This is a decision of the District Court of Pennsylvania mainly focusing on the issue of cost allocation of discovery before a decision on class certification, as well as addressing the issue of a discovery “fence”..
This was a typical case of asymmetrical discovery where the plaintiffs had very few documents in contrast to the defendant who possessed millions of documents and millions of items of electronically stored information (“ESI”). The central question was therefore the question of who should bear the cost of discovery.
The court commenced its analysis by referencing the binding Supreme Court direction that “the presumption is that the responding party must bear the expense of complying with discovery requests, but he may invoke the district court’s discretion under Rule 26(c) to grant orders protecting him from ‘undue burden or expense’ in doing so, including orders conditioning discovery on the requesting party’s payment of the costs of discovery.” (Oppenheimer Fund, Inc v Sanders, 437 US 340, 358 (1978))

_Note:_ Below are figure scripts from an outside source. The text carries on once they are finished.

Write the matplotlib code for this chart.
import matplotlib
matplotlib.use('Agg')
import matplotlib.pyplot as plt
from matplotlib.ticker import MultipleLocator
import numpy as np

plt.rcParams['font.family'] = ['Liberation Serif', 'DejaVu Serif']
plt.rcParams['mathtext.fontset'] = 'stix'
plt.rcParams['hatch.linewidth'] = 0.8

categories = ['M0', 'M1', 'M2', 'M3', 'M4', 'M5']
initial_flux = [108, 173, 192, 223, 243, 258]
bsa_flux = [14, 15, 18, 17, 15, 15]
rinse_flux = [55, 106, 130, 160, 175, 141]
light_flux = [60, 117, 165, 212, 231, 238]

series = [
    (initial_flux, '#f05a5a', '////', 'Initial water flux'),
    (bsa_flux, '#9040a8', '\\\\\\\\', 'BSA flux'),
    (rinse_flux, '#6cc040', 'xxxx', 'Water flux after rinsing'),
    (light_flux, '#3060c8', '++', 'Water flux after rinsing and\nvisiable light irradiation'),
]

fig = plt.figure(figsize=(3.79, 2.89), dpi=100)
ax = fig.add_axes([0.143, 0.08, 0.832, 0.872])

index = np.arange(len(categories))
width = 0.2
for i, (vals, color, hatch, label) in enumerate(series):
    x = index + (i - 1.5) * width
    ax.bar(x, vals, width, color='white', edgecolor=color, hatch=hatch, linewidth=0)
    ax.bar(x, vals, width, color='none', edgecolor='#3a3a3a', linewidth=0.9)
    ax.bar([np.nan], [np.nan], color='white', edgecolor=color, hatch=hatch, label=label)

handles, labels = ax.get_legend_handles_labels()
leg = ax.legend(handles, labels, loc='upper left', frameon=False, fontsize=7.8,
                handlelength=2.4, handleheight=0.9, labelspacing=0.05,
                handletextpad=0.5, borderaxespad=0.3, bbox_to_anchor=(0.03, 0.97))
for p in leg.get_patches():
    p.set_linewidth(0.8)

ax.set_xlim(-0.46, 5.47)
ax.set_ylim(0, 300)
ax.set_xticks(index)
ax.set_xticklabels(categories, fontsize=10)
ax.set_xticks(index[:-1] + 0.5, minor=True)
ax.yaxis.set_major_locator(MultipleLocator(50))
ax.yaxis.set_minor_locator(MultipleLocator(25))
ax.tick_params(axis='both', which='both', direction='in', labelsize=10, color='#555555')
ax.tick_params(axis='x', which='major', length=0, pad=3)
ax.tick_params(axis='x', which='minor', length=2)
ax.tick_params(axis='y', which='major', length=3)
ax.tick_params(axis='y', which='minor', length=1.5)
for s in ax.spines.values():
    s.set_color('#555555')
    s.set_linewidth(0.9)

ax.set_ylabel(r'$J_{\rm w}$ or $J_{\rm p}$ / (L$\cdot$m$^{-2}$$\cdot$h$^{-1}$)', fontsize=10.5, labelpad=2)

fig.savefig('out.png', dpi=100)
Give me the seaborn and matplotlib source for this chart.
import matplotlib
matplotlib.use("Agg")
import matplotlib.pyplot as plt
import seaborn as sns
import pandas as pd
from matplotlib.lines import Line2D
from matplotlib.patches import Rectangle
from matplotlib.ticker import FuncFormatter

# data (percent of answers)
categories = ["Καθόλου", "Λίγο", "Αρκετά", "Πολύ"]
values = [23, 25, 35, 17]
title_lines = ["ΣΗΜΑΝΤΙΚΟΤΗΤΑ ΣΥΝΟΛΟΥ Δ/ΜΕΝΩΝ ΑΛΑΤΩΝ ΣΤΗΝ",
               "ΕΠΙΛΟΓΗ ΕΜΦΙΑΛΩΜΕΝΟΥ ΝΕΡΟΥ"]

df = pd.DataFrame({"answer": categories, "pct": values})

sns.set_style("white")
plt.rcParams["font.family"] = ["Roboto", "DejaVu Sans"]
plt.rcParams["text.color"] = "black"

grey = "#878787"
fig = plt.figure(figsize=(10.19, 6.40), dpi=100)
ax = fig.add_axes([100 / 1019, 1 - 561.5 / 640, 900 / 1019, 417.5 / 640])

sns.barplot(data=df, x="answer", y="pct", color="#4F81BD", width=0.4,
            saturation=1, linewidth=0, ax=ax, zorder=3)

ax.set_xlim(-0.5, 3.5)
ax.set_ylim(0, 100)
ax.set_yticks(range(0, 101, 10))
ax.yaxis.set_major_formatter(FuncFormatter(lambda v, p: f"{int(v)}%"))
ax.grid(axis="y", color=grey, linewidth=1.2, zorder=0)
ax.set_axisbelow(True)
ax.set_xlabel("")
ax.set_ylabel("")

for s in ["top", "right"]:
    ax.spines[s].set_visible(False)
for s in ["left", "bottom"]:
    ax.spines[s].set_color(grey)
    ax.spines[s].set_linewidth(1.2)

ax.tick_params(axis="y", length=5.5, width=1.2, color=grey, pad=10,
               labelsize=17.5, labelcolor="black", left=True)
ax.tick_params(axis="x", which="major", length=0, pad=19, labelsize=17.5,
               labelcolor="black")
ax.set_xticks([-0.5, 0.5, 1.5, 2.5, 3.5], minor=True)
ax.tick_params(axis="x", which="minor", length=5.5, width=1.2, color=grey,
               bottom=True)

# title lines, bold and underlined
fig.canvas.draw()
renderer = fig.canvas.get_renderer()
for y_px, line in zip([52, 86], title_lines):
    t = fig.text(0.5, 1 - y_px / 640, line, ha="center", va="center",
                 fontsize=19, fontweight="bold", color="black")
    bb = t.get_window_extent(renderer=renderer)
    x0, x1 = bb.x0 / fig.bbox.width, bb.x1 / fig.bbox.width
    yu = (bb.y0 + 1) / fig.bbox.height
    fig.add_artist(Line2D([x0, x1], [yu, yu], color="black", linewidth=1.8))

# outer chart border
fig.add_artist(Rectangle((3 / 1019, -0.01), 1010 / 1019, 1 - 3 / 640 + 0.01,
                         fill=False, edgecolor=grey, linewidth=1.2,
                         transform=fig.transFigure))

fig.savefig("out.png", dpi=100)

The court then recognized that while the shifting of the cost burden of discovery is no longer rare, no prior case had dealt with allocation of cost as part of a substantial discovery dispute prior to the class certification decision.
Ultimately, the court held that “where (1) class certification is pending and (2) the plaintiffs have asked for very extensive discovery, compliance with which will be very extensive, absent compelling equitable circumstances to the contrary, the plaintiffs should pay for the discovery they seek. If the plaintiffs have confidence in their contention that the Court should certify the class, then the plaintiffs should have no objection to making an investment. Where the burden of discovery expense is almost entirely on the defendant, principally because the plaintiffs seek class certification, then the plaintiffs should share the costs.”
The court pointed out that “[p]laintiffs have already amassed, mostly at Defendant’s expense, a very large set of documents that may be probative as to the class action issue.” The court is persuaded “that the cost burdens must now shift to Plaintiffs, if Plaintiffs believe that they need additional discovery.”
It is noteworthy to point out that the court noted Plaintiffs were represented by “the very successful and well-regarded Philadelphia firm of Berger & Montague. . . . If the Berger & Montague firm believes that this case is meritorious, it has the financial ability to make the investment in discovery.” Unsurprisingly, the court granted the order in favor of the defendant in this regard.